My older sister was headed off to college. As she considered the challenges of walking from the room and down the hall to the shared showers, my sister wondered how she would carry all the things she needed: soap, shampoo, conditioner, razor, toothbrush.

“We’ll get you a little bucket,” my grandmother said, “so you can carry it all with you.”

When it was my turn to start college, I got my own plastic shower bucket – as clever a way to solve a problem as anything you’ll see on “Shark Tank.”

College has changed since I was a student. That 99-cent shower bucket has been replaced by a $12 “shower caddy,” with compartments and holes to drain the water. I know this because I saw a whole display of them at Bed, Bath and Beyond while dorm shopping with my daughter this week.

Soon, we’ll move her into the dorm at her small, liberal arts college. This required some shopping. You could feel the excitement at the store, as moms and daughters pushed overloaded carts through the tight aisles. My daughter had already decided on a color scheme – gray, white and pale pink – so things went pretty quickly. The hardest part was balancing the boxed items atop each other in the cart. She’s pretty frugal about my money, always checking prices and going for the less expensive version. So, I said yes to the totally unnecessary fuzzy gray accent throw.

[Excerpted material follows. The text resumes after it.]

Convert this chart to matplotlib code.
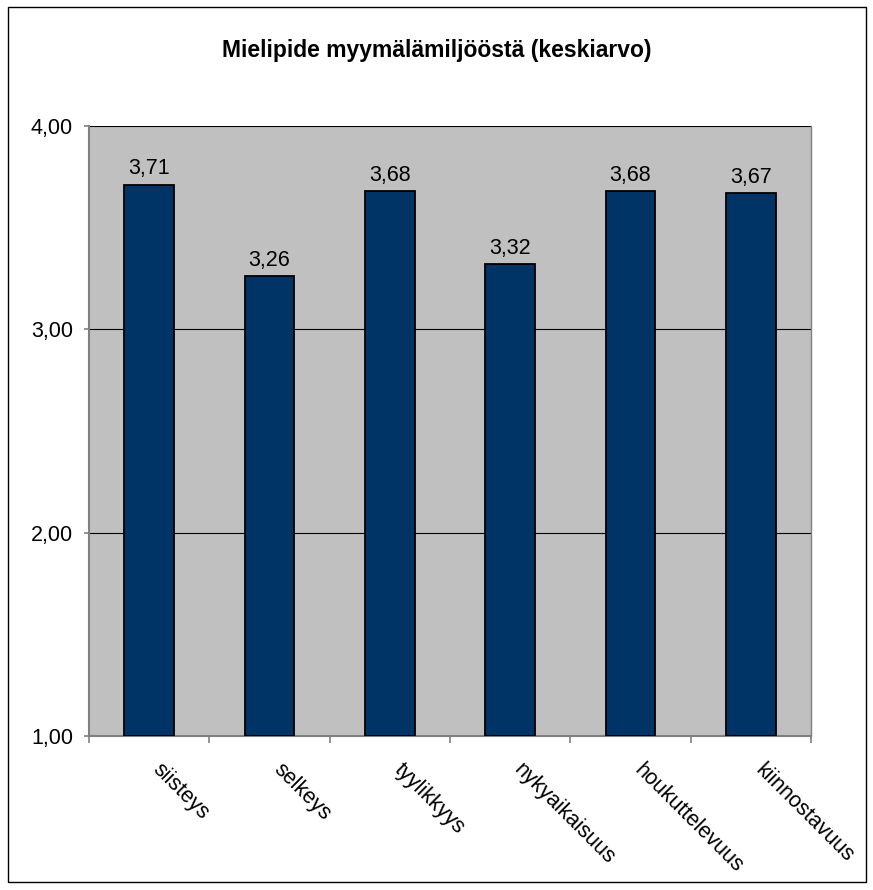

That shopping trip was about as much fun as I’ve had in a long time. After having spent the summer avoiding all discussion of college, she was finally getting excited about it. As she picked out pillows and a desk lamp, she was beginning to picture herself in her new home. Dorms are no longer rabbit warrens full of students carrying buckets. My daughter will live in a quad, with her own room and sharing a bath with one other student.

I don’t remember much about moving into the dorm when I was a freshman at California University, only that the room was hot and gray and small. When I first walked in, my roommate had her back turned and was looking out the window. It took a while for her to turn around and say hello, but we got along fine.

When I think of college, it’s never much about the dorm. It’s more about the outside parts of campus, the campus newspaper office where I worked, the dining hall, the radio station. As with most things, college is a new and strange experience that expands as you move through it. It ends up being almost nothing like what you expected.

As I helped my daughter buy the things she’ll need for her room, I told her that her life is about to spring open in ways she can’t yet picture. For her, college is mostly that bedroom, the roommate she’s met only by phone, the hilly campus we walked during visits, the drive through the pretty countryside to get there.

All of it is a big, wrapped package that’s waiting to be opened. Soon enough, college will be about the classes, the professors, the friends, the books, the studying. But first, she’s thinking about the place where she will rest her head at night. I told her to buy the really good pillow.